Microseismic activities that cannot be detected by deploying global networks have been identified around the remote plate boundaries from the continents such as the oceanic ridges and transform faults by utilizing several kinds of transportable seismographs and hydrophones deployed on sea ices, icebergs, as well as oceanic bottoms (for instance, in the case of the Antarctic Peninsula; see ). It is also possible to detect and monitor seismicity by making use of the arrival times and waveforms of the T phases, which propagate within the ocean. In future, microseismic activities and fine crustal structure will be clarified at the sea bottom frontiers in bipolar regions such as the area beneath the Arctic and the Southern Oceans.
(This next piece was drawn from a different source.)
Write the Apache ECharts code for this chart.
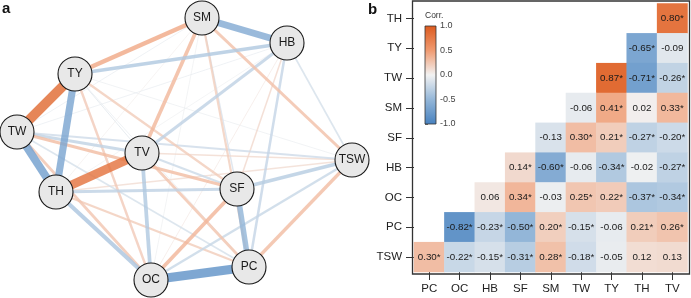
<!DOCTYPE html>
<html>
<head>
<meta charset="utf-8">
<script src="https://cdn.jsdelivr.net/npm/echarts@6/dist/echarts.min.js"></script>
<style>
html, body { margin: 0; padding: 0; background: #fff; }
#chart { width: 691px; height: 298px; }
</style>
</head>
<body>
<div id="chart"></div>
<script>
// heatmap rows (top to bottom) and columns (left to right)
const rowVars = ['TH', 'TY', 'TW', 'SM', 'SF', 'HB', 'OC', 'PC', 'TSW']
const colVars = ['PC', 'OC', 'HB', 'SF', 'SM', 'TW', 'TY', 'TH', 'TV']

const corr = [
  [null, null, null, null, null, null, null, null, 0.80],
  [null, null, null, null, null, null, null, -0.65, -0.09],
  [null, null, null, null, null, null, 0.87, -0.71, -0.26],
  [null, null, null, null, null, -0.06, 0.41, 0.02, 0.33],
  [null, null, null, null, -0.13, 0.30, 0.21, -0.27, -0.20],
  [null, null, null, 0.14, -0.60, -0.06, -0.34, -0.02, -0.27],
  [null, null, 0.06, 0.34, -0.03, 0.25, 0.22, -0.37, -0.34],
  [null, -0.82, -0.23, -0.50, 0.20, -0.15, -0.06, 0.21, 0.26],
  [0.30, -0.22, -0.15, -0.31, 0.28, -0.18, -0.05, 0.12, 0.13]
]

// 1 = significant (*)
const sig = [
  [0, 0, 0, 0, 0, 0, 0, 0, 1],
  [0, 0, 0, 0, 0, 0, 0, 1, 0],
  [0, 0, 0, 0, 0, 0, 1, 1, 1],
  [0, 0, 0, 0, 0, 0, 1, 0, 1],
  [0, 0, 0, 0, 0, 1, 1, 1, 1],
  [0, 0, 0, 1, 1, 0, 1, 0, 1],
  [0, 0, 0, 1, 0, 1, 1, 1, 1],
  [0, 1, 1, 1, 1, 1, 0, 1, 1],
  [1, 1, 1, 1, 1, 1, 0, 0, 0]
]

// network layout (panel a), in layout units
const nodeNames = ['SM', 'HB', 'TY', 'TW', 'TV', 'TH', 'SF', 'TSW', 'OC', 'PC']
const nodeX = [202, 287, 75, 17, 142, 56, 237, 352, 151, 249]
const nodeY = [18, 43, 74, 132, 153, 192, 189, 160, 280, 267]

const palette = ['#4781bf', '#93b6d8', '#f2f2f2', '#f09a70', '#dc5a1e']

const hexToRgb = (h) => [1, 3, 5].map((i) => parseInt(h.slice(i, i + 2), 16))

const corrColor = (v) => {
  const t = ((v + 1) / 2) * (palette.length - 1)
  const i = Math.min(Math.floor(t), palette.length - 2)
  const f = t - i
  const a = hexToRgb(palette[i])
  const b = hexToRgb(palette[i + 1])
  return 'rgb(' + a.map((c, k) => Math.round(c + (b[k] - c) * f)).join(',') + ')'
}

const heatData = []
const links = []
corr.forEach((row, r) => {
  row.forEach((v, c) => {
    if (v === null) return
    heatData.push([c, r, v, sig[r][c]])
    links.push({ source: rowVars[r], target: colVars[c], r: v })
  })
})
// weak edges first so strong ones sit on top
links.sort((a, b) => Math.abs(a.r) - Math.abs(b.r))

const graphLinks = links.map((l) => ({
  source: l.source,
  target: l.target,
  lineStyle: {
    width: Math.max(0.8, Math.abs(l.r) * 11),
    color: corrColor(l.r),
    opacity: 0.82,
    curveness: 0
  }
}))

const graphNodes = nodeNames.map((n, i) => ({ name: n, value: [nodeX[i], nodeY[i]] }))

const chart = echarts.init(document.getElementById('chart'), null, { renderer: 'canvas' })

const font = "'Liberation Sans', Arial, sans-serif"

const option = {
  animation: false,
  textStyle: { fontFamily: font },
  grid: [
    { left: 0, top: 0, width: 370, height: 298, show: false },
    { left: 414, top: 3.5, width: 273.5, height: 268.5, show: false },
    { left: 425, top: 26, width: 11, height: 98, show: false }
  ],
  xAxis: [
    { gridIndex: 0, type: 'value', min: 0, max: 370, show: false },
    {
      gridIndex: 1,
      type: 'category',
      data: colVars,
      position: 'bottom',
      axisLine: { show: false },
      axisTick: { show: true, alignWithLabel: true, length: 8, lineStyle: { color: '#333', width: 1 } },
      axisLabel: { color: '#222', fontSize: 11.5, margin: 11, interval: 0 },
      splitLine: { show: false }
    },
    { gridIndex: 2, type: 'value', min: 0, max: 1, show: false }
  ],
  yAxis: [
    { gridIndex: 0, type: 'value', min: 0, max: 298, inverse: true, show: false },
    {
      gridIndex: 1,
      type: 'category',
      data: rowVars,
      inverse: true,
      axisLine: { show: false },
      axisTick: { show: true, alignWithLabel: true, length: 8, lineStyle: { color: '#333', width: 1 } },
      axisLabel: { color: '#222', fontSize: 11.5, margin: 12, interval: 0 },
      splitLine: { show: false }
    },
    {
      gridIndex: 2,
      type: 'value',
      min: -1,
      max: 1,
      interval: 0.5,
      position: 'right',
      axisLine: { show: false },
      axisTick: { show: true, length: 3, lineStyle: { color: '#555', width: 0.8 } },
      axisLabel: {
        color: '#444',
        fontSize: 9,
        margin: 4,
        formatter: (v) => v.toFixed(1)
      },
      splitLine: { show: false }
    }
  ],
  visualMap: {
    show: false,
    type: 'continuous',
    min: -1,
    max: 1,
    dimension: 2,
    seriesIndex: 1,
    inRange: { color: palette }
  },
  graphic: [
    {
      type: 'text',
      left: 2,
      top: 1,
      style: { text: 'a', font: 'bold 15px ' + font, fill: '#111' }
    },
    {
      type: 'text',
      left: 368,
      top: 2,
      style: { text: 'b', font: 'bold 15px ' + font, fill: '#111' }
    },
    {
      type: 'rect',
      shape: { x: 412.5, y: 1, width: 277, height: 273 },
      style: { fill: 'none', stroke: '#333', lineWidth: 1.3 },
      z: 10
    },
    {
      type: 'text',
      left: 425,
      top: 11,
      style: { text: 'Corr.', font: '8.5px ' + font, fill: '#333' },
      z: 10
    },
    {
      type: 'rect',
      shape: { x: 425, y: 26, width: 11, height: 98 },
      style: {
        fill: new echarts.graphic.LinearGradient(
          0, 0, 0, 1,
          palette.slice().reverse().map((c, i) => ({ offset: i / (palette.length - 1), color: c }))
        ),
        stroke: '#333',
        lineWidth: 0.8
      },
      z: 10
    }
  ],
  series: [
    {
      type: 'graph',
      coordinateSystem: 'cartesian2d',
      xAxisIndex: 0,
      yAxisIndex: 0,
      symbol: 'circle',
      symbolSize: 34,
      data: graphNodes,
      links: graphLinks,
      itemStyle: { color: '#e8e8e8', borderColor: '#1a1a1a', borderWidth: 1.1 },
      label: { show: true, position: 'inside', color: '#1a1a1a', fontSize: 12, fontFamily: font },
      emphasis: { disabled: true },
      z: 2
    },
    {
      type: 'heatmap',
      xAxisIndex: 1,
      yAxisIndex: 1,
      data: heatData,
      label: {
        show: true,
        color: '#1a1a1a',
        fontSize: 9.8,
        fontFamily: font,
        formatter: (p) => p.value[2].toFixed(2) + (p.value[3] ? '*' : '')
      },
      itemStyle: { borderWidth: 0 },
      emphasis: { disabled: true }
    }
  ]
}

chart.setOption(option)
window.addEventListener('resize', () => chart.resize())
</script>
</body>
</html>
In this chapter, seismicity of bipolar regions was reviewed, in relation to surface environment, crustal structure, and tectonics. Majority of the parts of bipolar regions are occupied by relatively stable tectonic provinces, with various evolution histories, subducting slabs, collisions at plate boundaries, deformation inside the continents, upwelling of mantle plumes, extension stress regimes, and so on. Moreover, arapid climate change surrounding the surface layers of the Earth, especially due to the recent global warming, might be affected by the activation of seismicity involving cryosphere dynamics and evolution. On the other hand, geophysical surveys and microseismic monitoring of oceanic bottom have been sufficiently conducted in polar regions so far . Accumulating high-quality seismic data from polar regions through both the global and local networks could firmly contribute to understand the characteristics of seismicity, time-space distribution, and their relationship with structure and dynamics of the crust, and overlying ice sheet, sea ice, and the other cryosphere evolution.